On 3 December 1968 he was given the maximum sentence of ten years at Anamosa State Penitentiary, where he behaved as a model prisoner. He continued to be socially active, joining numerous clubs and was even made head chef of the kitchen. To this end, Gacy walked out of jail a free man on 18 June 1970, just sixteen months after his initial incarceration.
Returning to his home town of Chicago, the now-divorced Gacy began to rebuild his life. The ex-convict moved in with his mother, worked as a short order cook and by June 1971 had saved enough money to start his own contracting business: PDM Incorporated. To reportedly keep the costs down, Gacy employed young men to perform the company’s painting, decorating and maintenance work, but this money-saving act would lead John Wayne Gacy down a very dark path indeed.
By the end of the year he was well on the way to returning to a normal existence. He had bought a two-bedroom ranch-house at 8213 Summerdale in Norwood Park on the outskirts of Chicago and was now in a relationship with highschool friend Carole Hoff.
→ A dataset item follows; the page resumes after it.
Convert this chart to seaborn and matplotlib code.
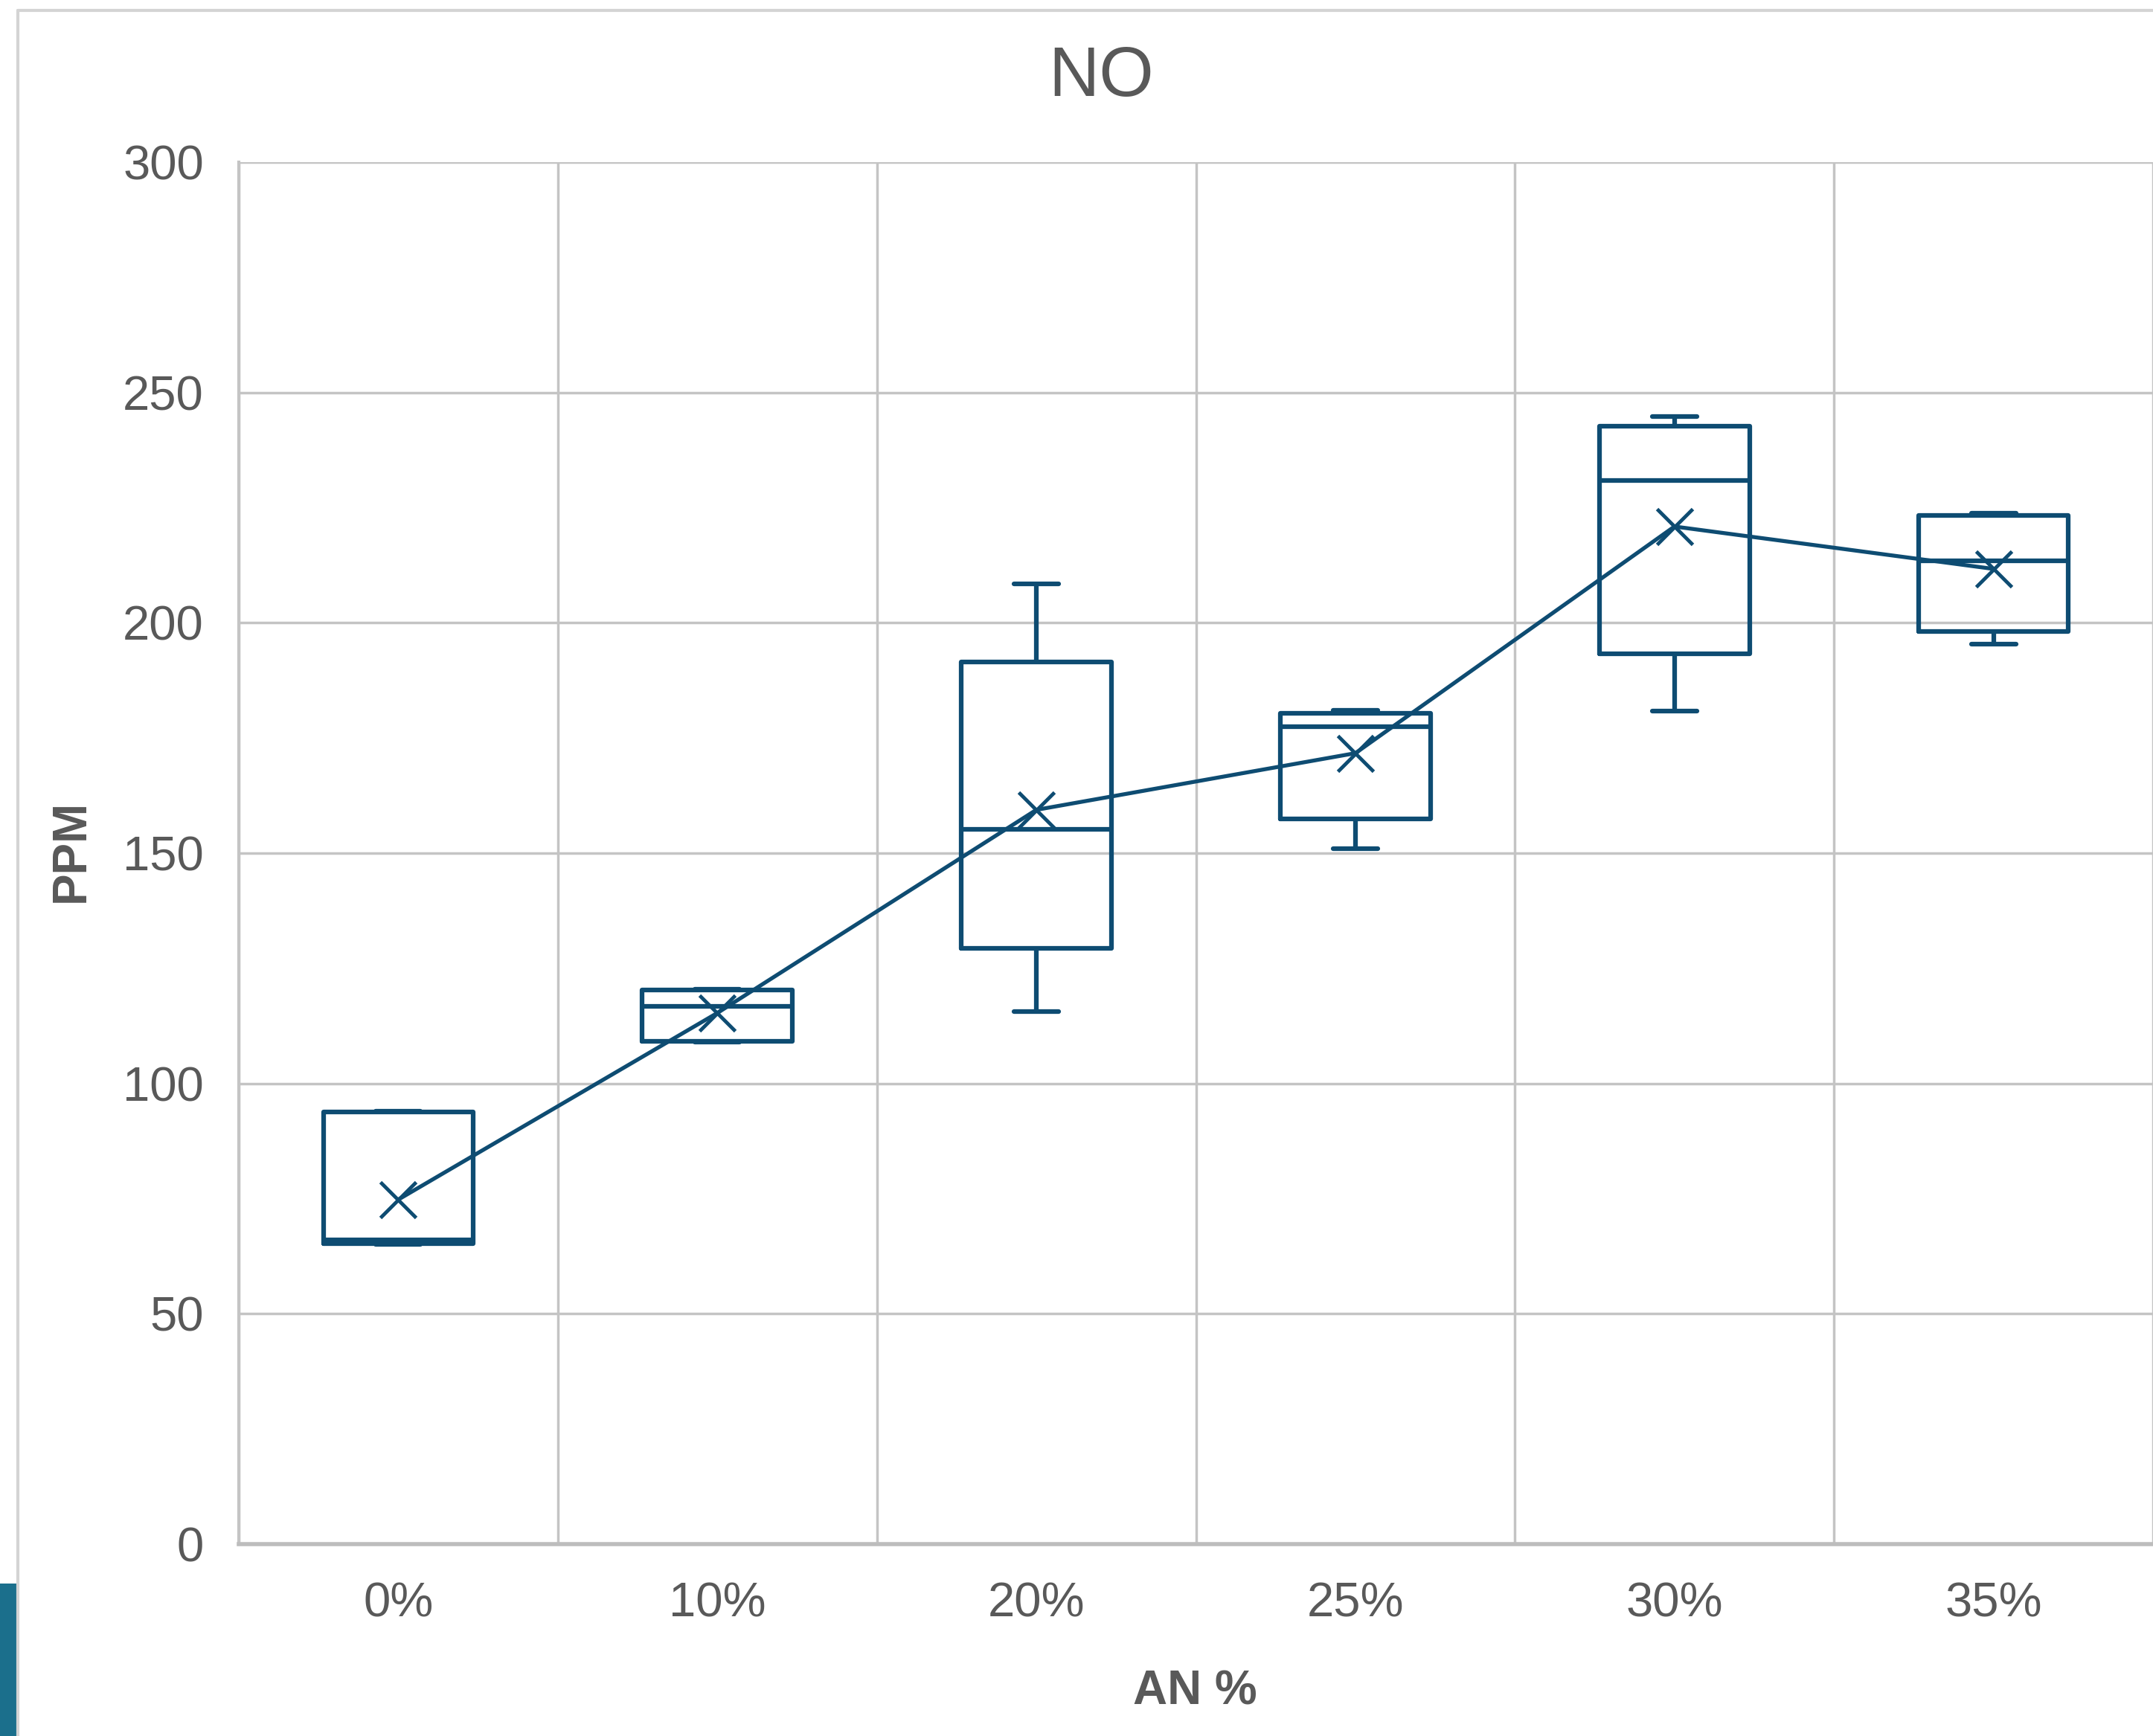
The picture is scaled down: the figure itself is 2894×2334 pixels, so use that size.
# %% IMPORTS
import numpy as np
import pandas as pd
import matplotlib.pyplot as plt
import seaborn as sns
from matplotlib.patches import Rectangle
from matplotlib.lines import Line2D

# %% DATA (read off the Excel box & whisker chart)
categories = ["0%", "10%", "20%", "25%", "30%", "35%"]
whisker_lo = [65.0, 109.0, 115.6, 150.9, 180.8, 195.3]
q1 = [65.2, 109.2, 129.3, 157.4, 193.3, 198.1]
median = [66.0, 116.8, 155.1, 177.4, 230.9, 213.5]
q3 = [93.8, 120.3, 191.5, 180.4, 242.7, 223.3]
whisker_hi = [94.0, 120.5, 208.5, 181.0, 244.7, 223.8]
means = [74.8, 115.3, 159.4, 171.7, 220.9, 211.7]

# five-number summary per category -> long table for seaborn
rows = []
for i, cat in enumerate(categories):
    for v in (whisker_lo[i], q1[i], median[i], q3[i], whisker_hi[i]):
        rows.append({"AN": cat, "PPM": v})
df = pd.DataFrame(rows)

BLUE = "#0E4C72"
GRID = "#C4C4C4"
TEXT = "#595959"

# %% STYLE
sns.set_theme(style="white")
plt.rcParams["font.family"] = ["Liberation Sans", "DejaVu Sans"]

fig = plt.figure(figsize=(28.94, 23.34), dpi=100)
ax = fig.add_axes([321 / 2894, (2334 - 2076) / 2334, 1 - 321 / 2894, (2076 - 218) / 2334])

# %% BOXES
sns.boxplot(data=df, x="AN", y="PPM", order=categories, ax=ax,
            fill=False, color=BLUE, linecolor=BLUE, linewidth=4.5,
            width=0.47, whis=(0, 100), showfliers=False, capwidths=0.14)

# mean line with x markers
sns.pointplot(x=categories, y=means, order=categories, ax=ax, color=BLUE,
              markers="x", errorbar=None, linewidth=3.8,
              markersize=34, markeredgewidth=3.5)

# %% AXES
ax.set_xlim(-0.5, 5.5)
ax.set_ylim(0, 300)
ax.set_yticks(np.arange(0, 301, 50))
ax.set_xticks(np.arange(-0.5, 6, 1), minor=True)
ax.yaxis.grid(True, color=GRID, linewidth=2.5)
ax.xaxis.grid(True, which="minor", color=GRID, linewidth=2.5)
ax.set_axisbelow(True)
ax.tick_params(axis="both", which="both", length=0, labelsize=47, labelcolor=TEXT)
ax.tick_params(axis="y", pad=34)
ax.tick_params(axis="x", pad=36)
ax.set_xlabel("")
ax.set_ylabel("")

for side in ["top", "right"]:
    ax.spines[side].set_visible(False)
ax.spines["left"].set_color(GRID)
ax.spines["left"].set_linewidth(3)
ax.spines["bottom"].set_color("#BDBDBD")
ax.spines["bottom"].set_linewidth(4)

# %% TEXTS
fig.text(1480 / 2894, 1 - 105 / 2334, "NO", ha="center", va="center",
         fontsize=68, color=TEXT)
fig.text(96 / 2894, 1 - 1144 / 2334, "PPM", rotation=90, ha="center", va="center",
         fontsize=46, fontweight="bold", color=TEXT)
fig.text(1606 / 2894, 1 - 2274 / 2334, "AN %", ha="center", va="center",
         fontsize=46, fontweight="bold", color=TEXT)

# screenshot frame: grey chart border and a strip of the sheet tab on the left
fig.add_artist(Line2D([24 / 2894, 24 / 2894], [0, 1 - 14 / 2334],
                      transform=fig.transFigure, color="#D4D4D4", lw=3))
fig.add_artist(Line2D([24 / 2894, 1], [1 - 14 / 2334, 1 - 14 / 2334],
                      transform=fig.transFigure, color="#D4D4D4", lw=3))
fig.add_artist(Rectangle((0, 0), 22 / 2894, (2334 - 2129) / 2334,
                         transform=fig.transFigure, color="#1B6F8C", lw=0))

fig.savefig("out.png", dpi=100)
Yet this reforming sodomite was unable to keep his obsession hidden. Back in February Gacy received a sexual assault charge after luring a teenage boy at a bus terminal into his c
ar for sex. He escaped conviction when the youth failed to show at court, yet this brush with the law would not prevent his perversions from escalating.
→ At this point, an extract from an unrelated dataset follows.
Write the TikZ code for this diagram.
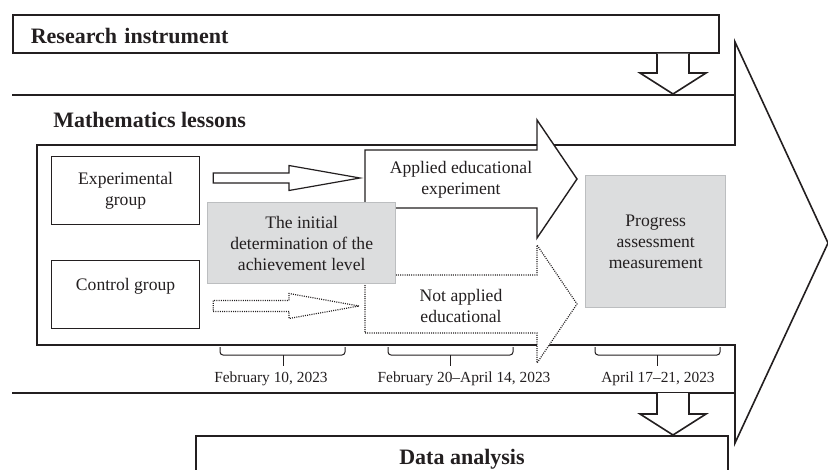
\documentclass[tikz,border=0pt]{standalone}
\usepackage{fontspec}
\setmainfont{Liberation Serif}
\usetikzlibrary{positioning,calc}
\definecolor{FigInk}{HTML}{231F20}
\definecolor{FigGray}{HTML}{DCDDDE}
\definecolor{FigGrayLine}{HTML}{BCBEC0}

\begin{document}
\begin{tikzpicture}[x=0.5pt,y=-0.5pt,font=\fontsize{8.8}{10.5}\selectfont,color=FigInk,line join=miter]
\tikzset{grp/.style={draw=FigInk,line width=.6pt,align=center,minimum width=74pt,minimum height=34pt,inner sep=0pt},
         graybox/.style={draw=FigGrayLine,fill=FigGray,line width=.7pt,align=center,inner sep=0pt},
         titlebox/.style={draw=FigInk,line width=.8pt,font=\fontsize{11}{13}\selectfont\bfseries,inner ysep=0pt,minimum height=19pt,text height=12.5pt,text depth=2.5pt},
         datelbl/.style={font=\fontsize{7.7}{9}\selectfont,anchor=base},
         brk/.style={draw=FigInk,line width=.5pt,rounded corners=1.5pt},
         dotline/.style={draw=FigInk,line width=.6pt,dash pattern=on .5pt off .6pt},
         fatarrow/.style args={#1/#2/#3}{to path={let \p1=(\tikztostart),\p2=(\tikztotarget) in (\x1,\y1-#1)--(\x2-#3,\y1-#1)--(\x2-#3,\y1-#2)--(\x2,\y1)--(\x2-#3,\y1+#2)--(\x2-#3,\y1+#1)--(\x1,\y1+#1)--cycle}},
         downarrow/.style={to path={let \p1=(\tikztostart),\p2=(\tikztotarget) in (\x1-8pt,\y1)--(\x1-8pt,\y2+10.5pt)--(\x1-16.5pt,\y2+10.5pt)--(\x1,\y2)--(\x1+16.5pt,\y2+10.5pt)--(\x1+8pt,\y2+10.5pt)--(\x1+8pt,\y1)}}}
\useasboundingbox (0,0) rectangle (828,470);
\clip (0,0) rectangle (828,470);
\coordinate (bodyNW) at (12,95); \coordinate (bodyNE) at (735,95);
\coordinate (bodySW) at (12,393); \coordinate (bodySE) at (735,393);
\coordinate (headN) at (735,42); \coordinate (headS) at (735,443); \coordinate (headtip) at (828,243);
\draw[line width=1.4pt] (bodyNW) -- (bodyNE); \draw[line width=1.4pt] (bodySW) -- (bodySE);
\draw[line width=.8pt] (37,345) -- (735,345) -- (headS) -- (headtip) -- (headN) -- (735,145) -- (37,145) -- cycle;
\node[titlebox,anchor=north west,inner xsep=9pt,text width=335pt,align=left] (research) at (12,14) {Research instrument};
\coordinate (tipA) at (673,94);
\draw[line width=.8pt,fill=white,downarrow] (research.south -| tipA) to (tipA);
\node[font=\fontsize{11}{13}\selectfont\bfseries,anchor=base west,inner sep=0pt] (lessons) at (53,128) {Mathematics lessons};
\node[grp,anchor=north west] (expgroup) at (51,156) {Experimental\\group};
\node[grp,below=17.5pt of expgroup] (ctrlgroup) {Control group\\\mbox{}};
\coordinate (appS) at (365,179); \coordinate (appT) at (577,179);
\coordinate (naS) at (365,304); \coordinate (naT) at (577,304);
\draw[line width=.6pt,fatarrow=2.5pt/6.25pt/35.5pt] ($(expgroup.east |- appS)+(13,-1)$) to ($(appS)+(-5,0)$);
\draw[dotline,fatarrow=2.75pt/6.25pt/35pt] ($(ctrlgroup.east |- naS)+(13,2)$) to ($(naS)+(-6,0)$);
\draw[line width=.7pt,fill=white,fatarrow=14.5pt/29.5pt/20pt] (appS) to (appT);
\node[align=center] (applied) at (461,180) {Applied educational\\experiment};
\draw[dotline,fill=white,fatarrow=14.5pt/29.5pt/20pt] (naS) to (naT);
\node[align=center] (notapplied) at (461,306) {Not applied\\educational};
\node[graybox,minimum width=94pt,minimum height=40.5pt,anchor=north west] (initial) at (207,202) {The initial\\determination of the\\achievement level};
\node[graybox,minimum width=70pt,minimum height=66pt,anchor=north west] (progress) at (585,175) {Progress\\assessment\\measurement};
\node[datelbl] (dateA) at (271,382.5) {February 10, 2023};
\node[datelbl] (dateB) at (464,382.5) {February 20–April 14, 2023};
\node[datelbl] (dateC) at (658,382.5) {April 17–21, 2023};
\draw[brk] (220,347) |- (283,355) -| (345,347); \draw[brk] (283,355) -- (283,366);
\draw[brk] (388,347) |- (450,355) -| (513,347); \draw[brk] (450,355) -- (450,366);
\draw[brk] (595,347) |- (657,355) -| (720,347); \draw[brk] (657,355) -- (657,366);
\node[titlebox,anchor=north,minimum width=266pt,minimum height=22pt,text depth=5.5pt] (data) at (462,435) {Data analysis};
\coordinate (outB) at (673,393);
\draw[line width=.8pt,fill=white,downarrow] (outB) to (outB |- data.north);
\end{tikzpicture}
\end{document}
Just two days into 1972, Gacy was back at the Greyhound bus station scouting for a suitable young man. Fifteen-year-old Tim McCoy, on his way from Michigan to Omaha, became his next sexual pick-up, bringing the teen back to his new home. The next morning, during an alleged accident with a kitchen knife, the heavy-set man stabbed the boy in the chest. Burying the body in the forty-foot crawlspace beneath his home, his sexual deviance now linked with death, this newborn killer would soon feel the need to repeat the experience.
CLOWNING AROUND
His next murder came in July 1975. By this time his second wife, Carole, had filed for divorce leaving Gacy free to bring his prey back to an empty house. Using his natural charm, he lured many young men into his black Oldsmobile and subsequently to their deaths at 8213 Summerdale. Nineteen youths succumbed to his deadly advances over the next two years. Each one would voluntarily slip on Gacy’s handcuffs, believing it was part of a magic trick. Once incapacitated, they would be subjected to sexual torture, abused by various instruments of evil and ultimately asphyxiated by the twisting of a tourniquet about their necks.
The digging of endless graves beneath the house became a chore for Gacy so he ordered his young contractors to do the hard labour for him, persuading his teenage lackeys they were trenches for pipes. With space created for more bodies he could now increase the death toll and began killing a new victim every three weeks.